In R, the interaction effect can be introduced explicitly in the formula via :
symbol if you have a proper factor variable:
tShirtsInteractionDataFrame <- as.data.frame(tShirtsInteraction[,1:2])
tShirtsInteractionDataFrame$colour <- tShirtsDataFrame$colour
# Fit the model
tShirtsInteractionDataFrameALM <- alm(sales~price+price:colour,
tShirtsInteractionDataFrame, loss="MSE")
summary(tShirtsInteractionDataFrameALM)
## Response variable: sales
## Distribution used in the estimation: Normal
## Loss function used in estimation: MSE
## Coefficients:
## Estimate Std.

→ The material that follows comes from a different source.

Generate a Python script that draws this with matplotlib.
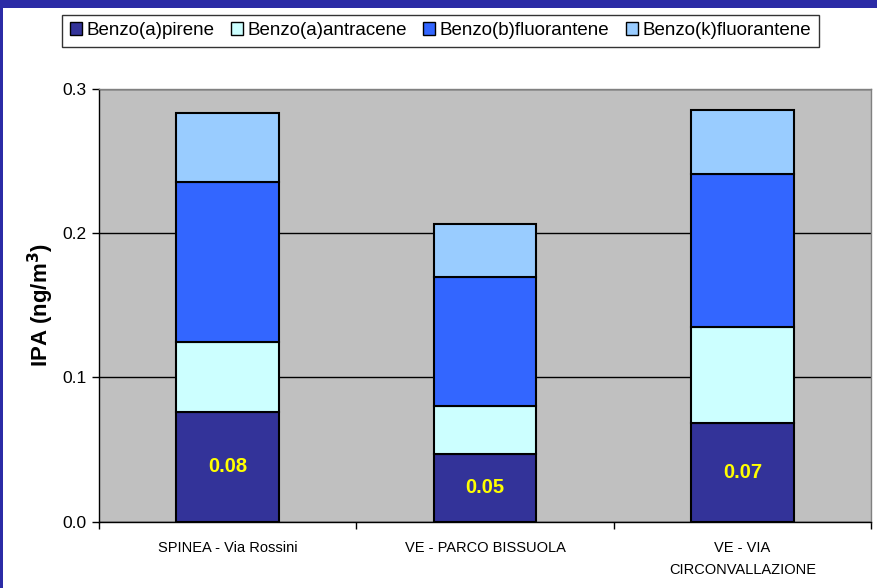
import matplotlib
matplotlib.use("Agg")
import matplotlib.pyplot as plt
from matplotlib import font_manager as fm
from matplotlib.patches import Rectangle
import numpy as np

# Data (ng/m3)
sites = ["SPINEA - Via Rossini", "VE - PARCO BISSUOLA", "VE - VIA\nCIRCONVALLAZIONE"]
series_names = ["Benzo(a)pirene", "Benzo(a)antracene", "Benzo(b)fluorantene", "Benzo(k)fluorantene"]
benzo_a_pirene = [0.076, 0.047, 0.068]
benzo_a_antracene = [0.0485, 0.033, 0.0668]
benzo_b_fluorantene = [0.1107, 0.0893, 0.1063]
benzo_k_fluorantene = [0.0481, 0.0366, 0.0444]
y_ticks = [0.0, 0.1, 0.2, 0.3]
y_tick_labels = ["0.0", "0.1", "0.2", "0.3"]

colors = ["#333399", "#CCFFFF", "#3366FF", "#99CCFF"]

available = {f.name for f in fm.fontManager.ttflist}
base_font = "Liberation Sans" if "Liberation Sans" in available else "DejaVu Sans"
plt.rcParams["font.family"] = [base_font, "DejaVu Sans"]

fig = plt.figure(figsize=(8.78, 5.88), dpi=100)
fig.patch.set_facecolor("white")

# slide frame
fig.patches.append(Rectangle((0, 1 - 8 / 588), 1, 8 / 588, transform=fig.transFigure,
                             facecolor="#2B2BA6", edgecolor="none", zorder=0))
fig.patches.append(Rectangle((0, 0), 3 / 878, 1, transform=fig.transFigure,
                             facecolor="#2B2BA6", edgecolor="none", zorder=0))

ax = fig.add_axes([99 / 878, 1 - 521.5 / 588, 772 / 878, (521.5 - 88.7) / 588])
ax.set_facecolor("#C0C0C0")

x = np.arange(len(sites))
width = 0.4
stack = [benzo_a_pirene, benzo_a_antracene, benzo_b_fluorantene, benzo_k_fluorantene]
bottom = np.zeros(len(sites))
for vals, name, col in zip(stack, series_names, colors):
    ax.bar(x, vals, width, bottom=bottom, color=col, edgecolor="black",
           linewidth=1.5, label=name, zorder=3)
    bottom += np.array(vals)

for xi, v in zip(x, benzo_a_pirene):
    ax.text(xi, v / 2, f"{v:.2f}", ha="center", va="center", color="#FFFF00",
            fontsize=14.5, fontweight="bold", zorder=4)

ax.set_xlim(-0.5, 2.5)
ax.set_ylim(0, 0.3)
ax.set_yticks(y_ticks)
ax.set_yticklabels(y_tick_labels)
ax.yaxis.grid(True, color="black", linewidth=1.0, zorder=1)
ax.set_axisbelow(True)

ax.set_xticks([-0.5, 0.5, 1.5, 2.5])
ax.set_xticklabels([])
ax.set_xticks(x, minor=True)
ax.set_xticklabels(sites, minor=True, fontsize=10.5, linespacing=1.7)
ax.tick_params(axis="x", which="minor", length=0, pad=14)
ax.tick_params(axis="x", which="major", length=5, width=1, direction="out")
ax.tick_params(axis="y", length=5, width=1, direction="out", labelsize=12.5, pad=4)

for side in ["top", "right"]:
    ax.spines[side].set_color("#808080")
    ax.spines[side].set_linewidth(1.0)
for side in ["left", "bottom"]:
    ax.spines[side].set_color("black")
    ax.spines[side].set_linewidth(1.0)

ax.set_ylabel("IPA (ng/m$^\\mathbf{3}$)", fontsize=16, fontweight="bold")
ax.yaxis.set_label_coords(-0.056, 0.5)

leg = fig.legend(loc="center", bbox_to_anchor=(440.5 / 878, 1 - 30.5 / 588), ncol=4,
                 fontsize=13.5, frameon=True, fancybox=False, shadow=False,
                 handlelength=0.65, handleheight=0.65, handletextpad=0.25,
                 columnspacing=0.85, borderpad=0.4, borderaxespad=0)
leg.get_frame().set_edgecolor("black")
leg.get_frame().set_linewidth(1.0)
for h in leg.legend_handles:
    h.set_linewidth(1.0)

fig.savefig("out.png", dpi=100, facecolor=fig.get_facecolor())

Error Lower 2.5% Upper 97.5%
## (Intercept) 1000.4951 4.5501 991.5025 1009.4877 *
## price -6.5345 0.2304 -6.9900 -6.0791 *
## price:colourGreen 3.5241 0.0503 3.4247 3.6235 *
## price:colourRed 2.4998 0.0498 2.4013 2.5982 *
##
## Error standard deviation: 4.9576
## Sample size: 150
## Number of estimated parameters: 4
## Number of degrees of freedom: 146
## Information criteria:
## AIC AICc BIC BICc
## 911.9033 910.1791 926.9564 922.6369
Note that the interpretation of parameters in such model will be different, because now the price
shows the baseline effect for the blue t-shirts, while the interaction effects show how this effect will change for other colours. So, for example, in order to see what would be the effect of price change on sales of red t-shirts, we need to sum up the parameter for price
and price:colourRed
. We then can say that if price of red t-shirt increases by £1, the sales will decrease on average by 4.03 units.